By Staff | Feb 17, 2017

I have read, several times, the Governor’s State of the State address. In it, I?find many recommendations for tax increases. I have yet to hear much vocal opposition to the proposed increases, from locals anyway. I find myself wondering, if Mr. Justice was a Republican, if the outcry would be there.

Certainly, West Virginia has budget issues. There are many difficult choices that have to be made to bridge the gap between revenues and expenditures.

I do not see punishing West Virginians with multiple higher taxes as the complete fix for the problem. Adding ten cents per gallon onto already high gas prices, especially here in the Panhandle where gouging seems to be a way of life–rather than raising revenue, will simply push more people to travel across state lines to get gas more cheaply elsewhere.

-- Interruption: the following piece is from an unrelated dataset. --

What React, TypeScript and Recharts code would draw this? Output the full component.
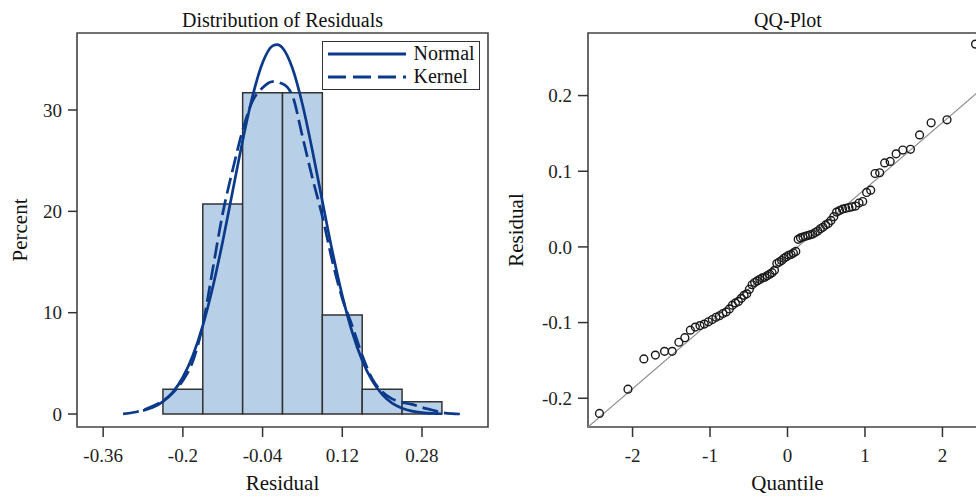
import { ComposedChart, Line, Scatter, XAxis, YAxis, ReferenceArea, Legend } from 'recharts';

const FONT = '"Liberation Serif", "Times New Roman", serif';
const BLUE = '#0c3a8a';
const INK = '#222';

// histogram of residuals (percent per bin)
const binStart = [-0.24, -0.16, -0.08, 0, 0.08, 0.16, 0.24];
const binEnd = [-0.16, -0.08, 0, 0.08, 0.16, 0.24, 0.32];
const binPercent = [2.44, 20.73, 31.71, 31.71, 9.76, 2.44, 1.22];

// fitted normal density (scaled to percent)
const normalX = [-0.28, -0.26, -0.24, -0.22, -0.2, -0.18, -0.16, -0.14, -0.12, -0.1, -0.08, -0.06, -0.04, -0.02, -0.01, 0, 0.02, 0.04, 0.06, 0.08, 0.1, 0.12, 0.14, 0.16, 0.18, 0.2, 0.22, 0.24, 0.26, 0.28, 0.3, 0.32];
const normalY = [0.34, 0.66, 1.22, 2.16, 3.63, 5.78, 8.73, 12.51, 17.03, 22.0, 26.97, 31.38, 34.66, 36.33, 36.46, 36.14, 34.12, 30.57, 26.0, 20.99, 16.08, 11.69, 8.07, 5.29, 3.29, 1.94, 1.08, 0.58, 0.29, 0.14, 0.06, 0.03];

// kernel density estimate
const kernelX = [-0.32, -0.3, -0.28, -0.26, -0.24, -0.22, -0.2, -0.18, -0.16, -0.14, -0.12, -0.1, -0.08, -0.06, -0.04, -0.02, 0, 0.02, 0.04, 0.06, 0.08, 0.1, 0.12, 0.14, 0.16, 0.18, 0.2, 0.22, 0.24, 0.26, 0.28, 0.3, 0.32, 0.34, 0.36];
const kernelY = [0.02, 0.15, 0.4, 0.8, 1.3, 2.1, 3.3, 5.2, 8.8, 14.3, 19.8, 24.1, 28.0, 30.9, 32.2, 32.8, 32.6, 31.4, 27.4, 23.3, 19.5, 15.1, 11.4, 8.7, 5.8, 3.5, 2.2, 1.5, 1.15, 0.95, 0.65, 0.4, 0.15, 0.04, 0.0];

const seriesNames = ['Normal', 'Kernel'];
const residualDomain = [-0.4125, 0.4125];
const percentDomain = [-1.28, 37.6];
const residualTicks = [-0.36, -0.2, -0.04, 0.12, 0.28];
const percentTicks = [0, 10, 20, 30];

// QQ plot
const qqQuantile = [-2.427, -2.059, -1.854, -1.705, -1.587, -1.488, -1.402, -1.325, -1.254, -1.19, -1.13, -1.074, -1.021, -0.971, -0.923, -0.878, -0.834, -0.792, -0.751, -0.711, -0.672, -0.634, -0.597, -0.561, -0.526, -0.492, -0.457, -0.424, -0.391, -0.358, -0.325, -0.293, -0.262, -0.23, -0.199, -0.168, -0.138, -0.107, -0.076, -0.046, -0.015, 0.015, 0.046, 0.076, 0.107, 0.138, 0.168, 0.199, 0.23, 0.262, 0.293, 0.325, 0.358, 0.391, 0.424, 0.457, 0.492, 0.526, 0.561, 0.597, 0.634, 0.672, 0.711, 0.751, 0.792, 0.834, 0.878, 0.923, 0.971, 1.021, 1.074, 1.13, 1.19, 1.254, 1.325, 1.402, 1.488, 1.587, 1.705, 1.854, 2.059, 2.427];
const qqResidual = [-0.22, -0.188, -0.148, -0.143, -0.138, -0.138, -0.126, -0.12, -0.11, -0.106, -0.104, -0.102, -0.099, -0.096, -0.093, -0.091, -0.088, -0.086, -0.082, -0.077, -0.074, -0.072, -0.068, -0.064, -0.062, -0.056, -0.05, -0.047, -0.045, -0.043, -0.041, -0.04, -0.038, -0.036, -0.034, -0.031, -0.022, -0.02, -0.018, -0.015, -0.013, -0.011, -0.01, -0.008, -0.006, 0.01, 0.012, 0.013, 0.014, 0.015, 0.016, 0.017, 0.019, 0.021, 0.024, 0.026, 0.029, 0.031, 0.035, 0.04, 0.046, 0.048, 0.05, 0.051, 0.052, 0.053, 0.054, 0.058, 0.06, 0.072, 0.075, 0.097, 0.098, 0.111, 0.113, 0.123, 0.128, 0.129, 0.148, 0.164, 0.168, 0.268];
const refLineQ = [-2.575, 2.575];
const refLineR = [-0.238, 0.215];
const quantileDomain = [-2.575, 2.575];
const qqResidualDomain = [-0.238, 0.2827];
const quantileTicks = [-2, -1, 0, 1, 2];
const qqResidualTicks = [-0.2, -0.1, 0, 0.1, 0.2];

const normalData = normalX.map((x, i) => ({ x, y: normalY[i] }));
const kernelData = kernelX.map((x, i) => ({ x, y: kernelY[i] }));
const qqData = qqQuantile.map((q, i) => ({ q, r: qqResidual[i] }));
const refData = refLineQ.map((q, i) => ({ q, r: refLineR[i] }));

const tickStyle = { fontSize: 19, fill: INK, fontFamily: FONT };
const tickLineStyle = { stroke: '#333', strokeWidth: 1.5 };

const YLabel = ({ viewBox, value, pos }: any) => {
  const x = viewBox.x + pos;
  const y = viewBox.y + viewBox.height / 2;
  return (
    <text x={x} y={y} transform={`rotate(-90, ${x}, ${y})`} textAnchor="middle" fontSize={21} fontFamily={FONT} fill="#111">
      {value}
    </text>
  );
};

const XLabel = ({ viewBox, value }: any) => (
  <text x={viewBox.x + viewBox.width / 2} y={viewBox.y + 63} textAnchor="middle" fontSize={21} fontFamily={FONT} fill="#111">
    {value}
  </text>
);

const LegendBox = ({ payload }: any) => {
  const items = [...(payload || [])].sort((a: any, b: any) => seriesNames.indexOf(a.value) - seriesNames.indexOf(b.value));
  return (
    <div style={{ boxSizing: 'border-box', width: 158, height: 49, border: '1.5px solid #333', background: '#fff', paddingLeft: 4.5, fontFamily: FONT, fontSize: 20, color: '#111' }}>
      {items.map((entry: any) => (
        <div key={entry.value} style={{ display: 'flex', alignItems: 'center', height: 23 }}>
          <svg width={78} height={10} style={{ marginRight: 8 }}>
            <line x1={0} y1={5} x2={78} y2={5} stroke={BLUE} strokeWidth={2.8} strokeDasharray={entry.value === 'Kernel' ? '18 7' : undefined} />
          </svg>
          <span>{entry.value}</span>
        </div>
      ))}
    </div>
  );
};

const titleStyle = (center: number): React.CSSProperties => ({
  position: 'absolute', top: 10, left: center - 250, width: 500, textAlign: 'center',
  fontFamily: FONT, fontSize: 20, lineHeight: '20px', color: '#111',
});

export default function App() {
  return (
    <div style={{ position: 'absolute', left: 0, top: 0, width: 976, height: 496, overflow: 'hidden', background: '#fff' }}>
      <div style={titleStyle(282.5)}>Distribution of Residuals</div>
      <div style={titleStyle(788)}>QQ-Plot</div>

      <div style={{ position: 'absolute', left: 0, top: 0 }}>
        <ComposedChart width={500} height={496} margin={{ top: 33, right: 12, bottom: 7, left: 0 }}>
          <XAxis type="number" dataKey="x" domain={residualDomain} allowDataOverflow ticks={residualTicks} interval={0}
            axisLine={false} tickLine={tickLineStyle} tickSize={10} tickMargin={12} height={62} tick={tickStyle}
            label={<XLabel value="Residual" />} />
          <YAxis type="number" domain={percentDomain} allowDataOverflow ticks={percentTicks} interval={0} width={77}
            axisLine={false} tickLine={tickLineStyle} tickSize={9} tickMargin={6} tick={tickStyle}
            label={<YLabel value="Percent" pos={26.5} />} />
          {binPercent.map((p, i) => (
            <ReferenceArea key={i} x1={binStart[i]} x2={binEnd[i]} y1={0} y2={p}
              fill="#b8cfe8" fillOpacity={1} stroke="#333" strokeWidth={1.5} />
          ))}
          <Line data={normalData} dataKey="y" name="Normal" type="monotone" stroke={BLUE} strokeWidth={2.7}
            dot={false} isAnimationActive={false} />
          <Line data={kernelData} dataKey="y" name="Kernel" type="monotone" stroke={BLUE} strokeWidth={2.7}
            strokeDasharray="16 6" dot={false} isAnimationActive={false} />
          <ReferenceArea x1={residualDomain[0]} x2={residualDomain[1]} y1={percentDomain[0]} y2={percentDomain[1]}
            fill="none" stroke="#444" strokeWidth={1.6} />
          <Legend layout="vertical" align="center" verticalAlign="middle" content={<LegendBox />}
            wrapperStyle={{ left: 322, top: 41, width: 158, height: 49 }} />
        </ComposedChart>
      </div>

      <div style={{ position: 'absolute', left: 490, top: 0 }}>
        <ComposedChart width={510} height={496} margin={{ top: 33, right: 13, bottom: 7, left: 0 }}>
          <XAxis type="number" dataKey="q" domain={quantileDomain} allowDataOverflow ticks={quantileTicks} interval={0}
            axisLine={false} tickLine={tickLineStyle} tickSize={10} tickMargin={12} height={62} tick={tickStyle}
            label={<XLabel value="Quantile" />} />
          <YAxis type="number" dataKey="r" domain={qqResidualDomain} allowDataOverflow ticks={qqResidualTicks} interval={0} width={98}
            axisLine={false} tickLine={tickLineStyle} tickSize={10} tickMargin={6} tick={tickStyle}
            tickFormatter={(v: number) => v.toFixed(1)}
            label={<YLabel value="Residual" pos={33} />} />
          <Line data={refData} dataKey="r" type="linear" stroke="#8c8c8c" strokeWidth={1.2} dot={false} isAnimationActive={false} />
          <Scatter data={qqData} dataKey="r" isAnimationActive={false}
            shape={(p: any) => <circle cx={p.cx} cy={p.cy} r={3.9} fill="none" stroke="#1a1a1a" strokeWidth={1.4} />} />
          <ReferenceArea x1={quantileDomain[0]} x2={quantileDomain[1]} y1={qqResidualDomain[0]} y2={qqResidualDomain[1]}
            fill="none" stroke="#444" strokeWidth={1.6} />
        </ComposedChart>
      </div>
    </div>
  );
}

Those in the middle parts of the state, and in the southern counties where money is already tight, will find it nearly impossible to afford these increases.

A sales tax increase would be easier to absorb and would generate signficant monies. Many here in the home rule localities never even realized that their tax jumped from six to seven cents.

To add a $20 increase at the DMV-that seems a bit excessive; however, since it is a yearly fee, it may be easier to handle by those with lesser incomes.

I did not see a lot of examples of cuts in the Governor’s statements, other than getting rid of excess vehicles. That’s a good starting point; however, he must follow through with his “waste czar” whom, I?am sure, can find plenty of unnecessary state spending without closing all of our parks, shutting down our colleges, etc.

I?was amused, too, that the Governor called for increases in tourism spending. Yes, West Virginia is a great tourism draw and it can be moreso. That industry, too, is where Justice makes much his personal income. Again, had a Republican governor called for higher taxes and more money to the area of his/her personal business, the outcry would be deafening.

The double standard continues here in the Mountain State.